The Consumer Financial Protection Bureau announced June 19 that it is publishing data surrounding consumer complaints on credit cards, and that it plans to publish information about other kinds of complaints in the future. While some consumer groups are hailing the move, the American Bankers Association called it disappointing.
“The Bureau’s plan to release unverified data is disappointing and could mislead consumers,” said ABA’s Kenneth Clayton, executive vice president of legislative affairs and chief counsel. “Publishing allegations is often different than publishing facts. The bureau itself acknowledges the complaints could be inaccurate, and in fact plans to disclaim their accuracy. This makes the proposed database a questionable – even misleading – resource and risks tarnishing the reputation of individual companies without substantiation.”
CFBP Director Richard Cordray, however, sees the publication of the consumer complaint information as helpful. “Each and every time we hear from American consumers about their troublesome transactions with financial products, it gives us important insight,” he said. “The information helps us and it should be available to help others too. By making our data publicly available, initially in the area of credit cards, we hope to improve the transparency and efficiency of this essential consumer market.”
CFPB says it has receive more than 45,000 consumer complaints since opening shop on July 21, 2011 – 19,000 complaints have been related to mortgages, 17,000 related to credit cards and 6,500 related to checking accounts or other bank products and services.

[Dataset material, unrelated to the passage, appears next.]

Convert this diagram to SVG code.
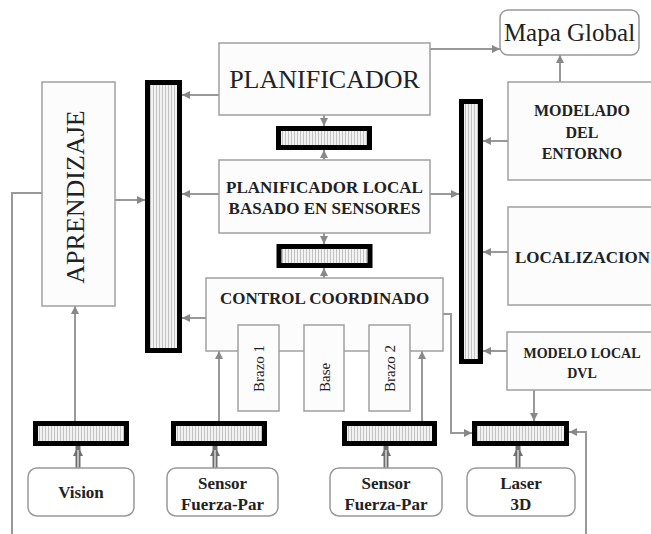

ABA noted that out of 383 million credit card accounts, the number of complaints represents “less than one-hundredth of one percent” of customers who have submitted complaints to the CFPB.
Beginning June 19, the CFPB went live on its website with a beta version of the consumer complaint database. The database shows the type of complaint, the ZIP code of the person filing the complaint, the timeliness and manner of follow-up by the bank, and other information. The CFPB published separately a snapshot of what it calls “success stories,” based on situations it was able to help consumers resolve.
The CFPB currently is accepting comments on a proposal to publish data on other kinds of consumer complaints. Comments can be filed until July 19.
CFPB is permitted to publish complaints only related to financial institutions with $10 billion in assets or more. Complaints received about smaller institutions are referred to the bank’s prudential regulator.